Omit the pork for the vegetarian version. Instead, toss the onion with the cumin, salt and pepper, and saute. Substitute chicken stock with vegetable stock. Recipes call for canned beans or a variety of dry legumes, soaked overnight and added with stock and squash


• 1 1/2 pound trimmed pork loin, cut into 1-inch cubes

• 1 tsp ground cumin

• 1 tsp coarse salt

• 1 tsp coarse black pepper

• 2 tbs vegetable oil 

• 1 large yellow onion, diced

• 2 garlic cloves, crushed and minced 

• 6 cups chicken stock 

• 1 medium yellow squash, peeled and diced 

• 1 green pepper diced

• 1 red pepper diced

• 2 celery stalks, diced

• 1 large carrot, diced 

• 1 (15-oz) can pinto beans,

• 1 (15-oz) can black beans, drained

• 1 (14 1/2-oz) can diced tomatoes

• 2 cups fresh scraped corn kernels 

• 1 (4-oz) can roasted green chiles 

• 1/2 bunch fresh cilantro, rinsed and finely chopped



Season pork with cumin, salt and pepper. Heat oil in a Dutch oven or large heavy-bottomed saucepan over medium-high heat. Add pork, in two batches and cook, stirring so it browns evenly, until browned on all sides, 6-7 minutes. Transfer pork to a platter and set aside.

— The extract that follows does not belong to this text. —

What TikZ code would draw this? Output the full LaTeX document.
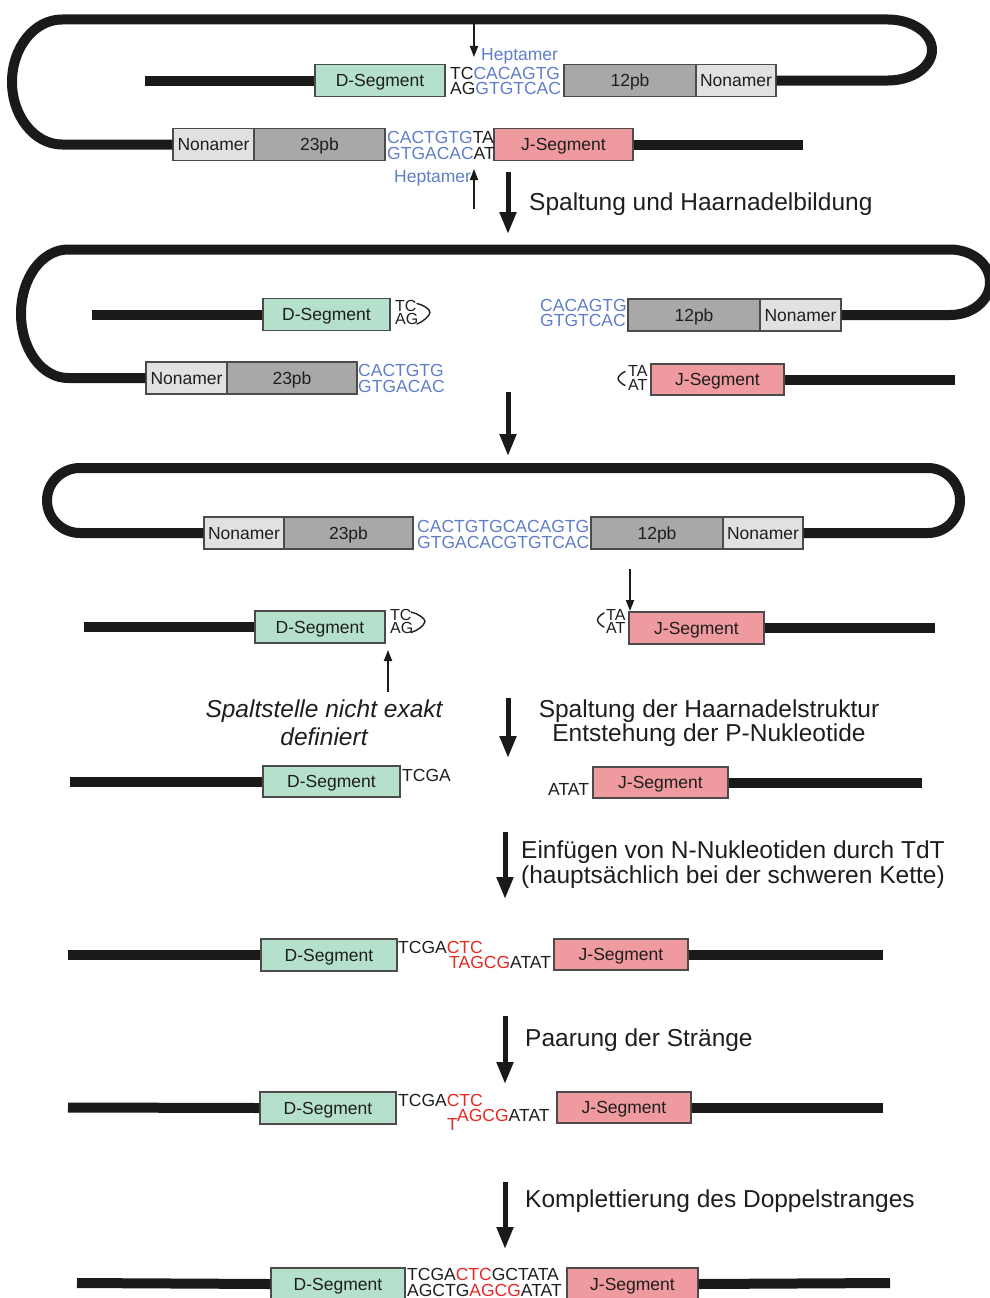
\documentclass[tikz,border=0pt]{standalone}
\usepackage{fontspec}
\setmainfont{Liberation Sans}
\usetikzlibrary{arrows.meta}
\definecolor{strandc}{RGB}{28,25,25}
\definecolor{boxline}{RGB}{75,75,75}
\definecolor{txt}{RGB}{30,30,30}
\definecolor{dgreen}{RGB}{180,224,204}
\definecolor{jpink}{RGB}{238,154,158}
\definecolor{pbgray}{RGB}{168,168,168}
\definecolor{nongray}{RGB}{225,225,225}
\definecolor{seqblue}{RGB}{96,125,200}
\definecolor{nred}{RGB}{230,40,35}
\newcommand\smallfs{\fontsize{17.5}{18}\selectfont}
\newcommand\pinfs{\fontsize{16}{16}\selectfont}
\newcommand\labfs{\fontsize{24.5}{26}\selectfont}
\newcommand\bl[1]{\textcolor{seqblue}{#1}}
\newcommand\rd[1]{\textcolor{nred}{#1}}
% two stacked bases with a fixed, tight line distance
\newcommand\basepair[2]{\vbox{\baselineskip=13.5pt\lineskiplimit=-30pt\lineskip=0pt\hbox{#1}\hbox{#2}}}
\begin{document}
\begin{tikzpicture}[x=1pt,y=-1pt,
  strand/.style={line width=10pt, draw=strandc, line join=round},
  box/.style={draw=boxline, line width=1.2pt, inner sep=0pt, minimum height=32pt,
    font=\smallfs, text=txt, text height=12.6pt, text depth=0pt},
  dseg/.style={box, fill=dgreen, minimum width=#1},
  jseg/.style={box, fill=jpink, minimum width=#1},
  pbbox/.style={box, fill=pbgray, minimum width=#1},
  nonbox/.style={box, fill=nongray, minimum width=#1},
  seq/.style={inner sep=0pt, anchor=base west, font=\smallfs, text=txt},
  pin/.style={seq, font=\pinfs},
  lab/.style={inner sep=0pt, anchor=base west, font=\labfs, text=txt},
  labc/.style={lab, anchor=base},
  bigarrow/.style={line width=5pt, draw=strandc, -{Triangle[width=16pt,length=22pt]}},
  thinarrow/.style={line width=1.8pt, draw=strandc, -{Triangle[width=8pt,length=11pt]}},
  hook/.style={line width=1.4pt, draw=txt, line cap=round, line join=round}]
\useasboundingbox (0,0) rectangle (989,1298);

% ---------- recombination signal sequences in the loop ----------
\node[dseg=130pt]   (d1)    at (380,80.5)  {D-Segment};
\node[pbbox=132pt]  (pb12a) at (630,80.5)  {12pb};
\node[nonbox=80pt]  (non1a) at (736,80.5)  {Nonamer};
\node[nonbox=81pt]  (non1b) at (213.5,144.5) {Nonamer};
\node[pbbox=131pt]  (pb23a) at (319.5,144.5) {23pb};
\node[jseg=139pt]   (j1)    at (563.5,144.5) {J-Segment};
\coordinate (e1l) at (145,80.5);
\coordinate (e1r) at (803,144.5);
\draw[strand] (e1l) -- (d1.west);
\draw[strand] (j1.east) -- (e1r);
\draw[strand] (non1b.west) -- (62,144.5)
  .. controls (34.4,144.5) and (12,116.1) .. (12,82)
  .. controls (12,47.4) and (34.4,19.5) .. (62,19.5) -- (888,19.5)
  .. controls (912.3,19.5) and (932,33.3) .. (932,50)
  .. controls (932,66.7) and (912.3,80.5) .. (888,80.5) -- (non1a.east);
\node[seq] (s1t) at (450,79) {TC\bl{CACAGTG}};
\node[seq] (s1b) at (450,95) {AG\bl{GTGTCAC}};
\node[seq] (hep1) at (481,60) {\bl{Heptamer}};
\node[seq] (s2t) at (387,143) {\bl{CACTGTG}TA};
\node[seq] (s2b) at (387,159) {\bl{GTGACAC}AT};
\node[seq] (hep2) at (394,182) {\bl{Heptamer}};
\coordinate (c1a) at (474,20);
\coordinate (c1b) at (474,57);
\draw[thinarrow] (c1a) -- (c1b);
\coordinate (c2a) at (474,209);
\coordinate (c2b) at (474,169);
\draw[thinarrow] (c2a) -- (c2b);

\coordinate (b1a) at (508,172);
\coordinate (b1b) at (508,234);
\draw[bigarrow] (b1a) -- (b1b);
\node[lab] (l1) at (529,210) {Spaltung und Haarnadelbildung};

% ---------- cleavage and hairpin formation ----------
\node[dseg=127pt]   (d2)    at (326.5,314.5) {D-Segment};
\node[pbbox=132pt]  (pb12b) at (694,315)   {12pb};
\node[nonbox=81pt]  (non2a) at (800.5,315) {Nonamer};
\node[nonbox=81pt]  (non2b) at (186.5,378) {Nonamer};
\node[pbbox=130pt]  (pb23b) at (292,378)   {23pb};
\node[jseg=133pt, minimum height=31pt] (j2) at (717.5,379.5) {J-Segment};
\coordinate (e2l) at (92,314.5);
\coordinate (e2r) at (955,379.5);
\draw[strand] (e2l) -- (d2.west);
\draw[strand] (j2.east) -- (e2r);
\draw[strand] (non2b.west) -- (68,378)
  .. controls (42,378) and (21,349.5) .. (21,313.75)
  .. controls (21,278) and (42,249.5) .. (68,249.5) -- (950,249.5)
  .. controls (972,249.5) and (990,264) .. (990,282.25)
  .. controls (990,300.5) and (972,315) .. (950,315) -- (non2a.east);
\node[pin] (p2) at (395,324.5) {\basepair{TC}{AG}};
\draw[hook] (417,303.5) .. controls (424,305) and (430,309.5) .. (430,312.5)
  .. controls (429,316.5) and (424,321) .. (417,324);
\node[seq] (s3t) at (540,311.5) {\bl{CACAGTG}};
\node[seq] (s3b) at (540,326.5) {\bl{GTGTCAC}};
\node[seq] (s4t) at (358,376) {\bl{CACTGTG}};
\node[seq] (s4b) at (358,392) {\bl{GTGACAC}};
\node[pin] (p3) at (628,390) {\basepair{TA}{AT}};
\draw[hook] (625,371.5) .. controls (621,373.5) and (618,376.5) .. (618,378.5)
  .. controls (618,380.5) and (621,383.5) .. (625,385.5);

\coordinate (b2a) at (508,392);
\coordinate (b2b) at (508,456);
\draw[bigarrow] (b2a) -- (b2b);

% ---------- joined signal ends and coding ends ----------
\node[nonbox=80pt]  (non3a) at (244,533)   {Nonamer};
\node[pbbox=129pt]  (pb23c) at (348.5,533) {23pb};
\node[pbbox=132pt]  (pb12c) at (657,533)   {12pb};
\node[nonbox=80pt]  (non3b) at (763,533)   {Nonamer};
\draw[strand] (non3a.west) -- (80,533)
  .. controls (61.8,533) and (47,518.5) .. (47,500.5)
  .. controls (47,482.5) and (61.8,468) .. (80,468) -- (928,468)
  .. controls (945.7,468) and (960,482.5) .. (960,500.5)
  .. controls (960,518.5) and (945.7,533) .. (928,533) -- (non3b.east);
\node[seq] (s5t) at (417,532) {\bl{CACTGTGCACAGTG}};
\node[seq] (s5b) at (417,548) {\bl{GTGACACGTGTCAC}};

\node[dseg=130pt]  (d3) at (320,627)   {D-Segment};
\node[jseg=135pt]  (j3) at (696.5,628) {J-Segment};
\coordinate (e3l) at (84,627);
\coordinate (e3r) at (935,628);
\draw[strand] (e3l) -- (d3.west);
\draw[strand] (j3.east) -- (e3r);
\node[pin] (p4) at (390,633.5) {\basepair{TC}{AG}};
\draw[hook] (411,612) .. controls (418,613.5) and (425,618.5) .. (425,621.5)
  .. controls (424,625.5) and (418,630.5) .. (411,632.5);
\node[pin] (p5) at (606,633.5) {\basepair{TA}{AT}};
\draw[hook] (604,613) .. controls (600,615) and (597.5,618) .. (597.5,620)
  .. controls (597.5,622) and (600,625) .. (604,627);
\coordinate (c3a) at (630,569);
\coordinate (c3b) at (630,611);
\draw[thinarrow] (c3a) -- (c3b);
\coordinate (c4a) at (388,692);
\coordinate (c4b) at (388,650);
\draw[thinarrow] (c4a) -- (c4b);
\node[labc, font=\labfs\itshape] (it1) at (324,717) {Spaltstelle nicht exakt};
\node[labc, font=\labfs\itshape] (it2) at (324,745) {definiert};

\coordinate (b3a) at (508,698);
\coordinate (b3b) at (508,758);
\draw[bigarrow] (b3a) -- (b3b);
\node[labc] (l3a) at (709,717) {Spaltung der Haarnadelstruktur};
\node[labc] (l3b) at (709,741) {Entstehung der P-Nukleotide};

% ---------- opened hairpins ----------
\node[dseg=137pt, minimum height=31pt] (d4) at (331.5,781.5) {D-Segment};
\node[jseg=135pt, minimum height=31pt] (j4) at (660.5,782.5) {J-Segment};
\coordinate (e4l) at (70,781.5);
\coordinate (e4r) at (922,782.5);
\draw[strand] (e4l) -- (d4.west);
\draw[strand] (j4.east) -- (e4r);
\node[seq] (s6) at (402,781) {TCGA};
\node[seq] (s7) at (548,795) {ATAT};

\coordinate (b4a) at (505,832);
\coordinate (b4b) at (505,899);
\draw[bigarrow] (b4a) -- (b4b);
\node[lab] (l4a) at (521,858) {Einfügen von N-Nukleotiden durch TdT};
\node[lab] (l4b) at (521,883) {(hauptsächlich bei der schweren Kette)};

% ---------- N nucleotides added ----------
\node[dseg=136pt] (d5) at (329,955) {D-Segment};
\node[jseg=134pt, minimum height=31pt] (j5) at (621,954.5) {J-Segment};
\coordinate (e5l) at (68,955);
\coordinate (e5r) at (883,954.5);
\draw[strand] (e5l) -- (d5.west);
\draw[strand] (j5.east) -- (e5r);
\node[seq] (s8t) at (398,953) {TCGA\rd{CTC}};
\node[seq] (s8b) at (449,968) {\rd{TAGCG}ATAT};

\coordinate (b5a) at (505,1016);
\coordinate (b5b) at (505,1084);
\draw[bigarrow] (b5a) -- (b5b);
\node[lab] (l5) at (525,1046) {Paarung der Stränge};

% ---------- paired strands ----------
\node[dseg=136pt] (d6) at (328,1108) {D-Segment};
\node[jseg=134pt, minimum height=31pt] (j6) at (624,1107.5) {J-Segment};
\coordinate (e6l) at (68,1107.5);
\coordinate (e6r) at (883,1107.5);
\draw[strand] (e6l) -- (d6.west);
\draw[strand] (j6.east) -- (e6r);
\node[seq] (s9t) at (398,1106) {TCGA\rd{CTC}};
\node[seq] (s9x) at (447,1130) {\rd{T}};
\node[seq] (s9b) at (457,1121) {\rd{AGCG}ATAT};

\coordinate (b6a) at (505,1182);
\coordinate (b6b) at (505,1249);
\draw[bigarrow] (b6a) -- (b6b);
\node[lab] (l6) at (525,1207) {Komplettierung des Doppelstranges};

% ---------- completed double strand ----------
\node[dseg=134pt] (d7) at (338,1284)   {D-Segment};
\node[jseg=131pt] (j7) at (632.5,1284) {J-Segment};
\coordinate (e7l) at (77,1283);
\coordinate (e7r) at (890,1283);
\draw[strand] (e7l) -- (d7.west);
\draw[strand] (j7.east) -- (e7r);
\node[seq] (s10t) at (407,1280) {TCGA\rd{CTC}GCTATA};
\node[seq] (s10b) at (407,1296) {AGCTG\rd{AGCG}ATAT};
\end{tikzpicture}
\end{document}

Add onion to pan and sauté, stirring occasionally, until soft, 5 to 7 minutes. Add peppers, carrots, celery and garlic and sauté for another 4-5 minutes. 

Return pork to pan, along with stock and squash, and bring to a boil. Reduce heat to medium-low and simmer, covered, for about an hour.

Add canned beans, tomatoes, corn and chiles, and cook, uncovered, over medium-low heat until pork is tender (about 40 minutes). Add cilantro and season to taste with salt and pepper.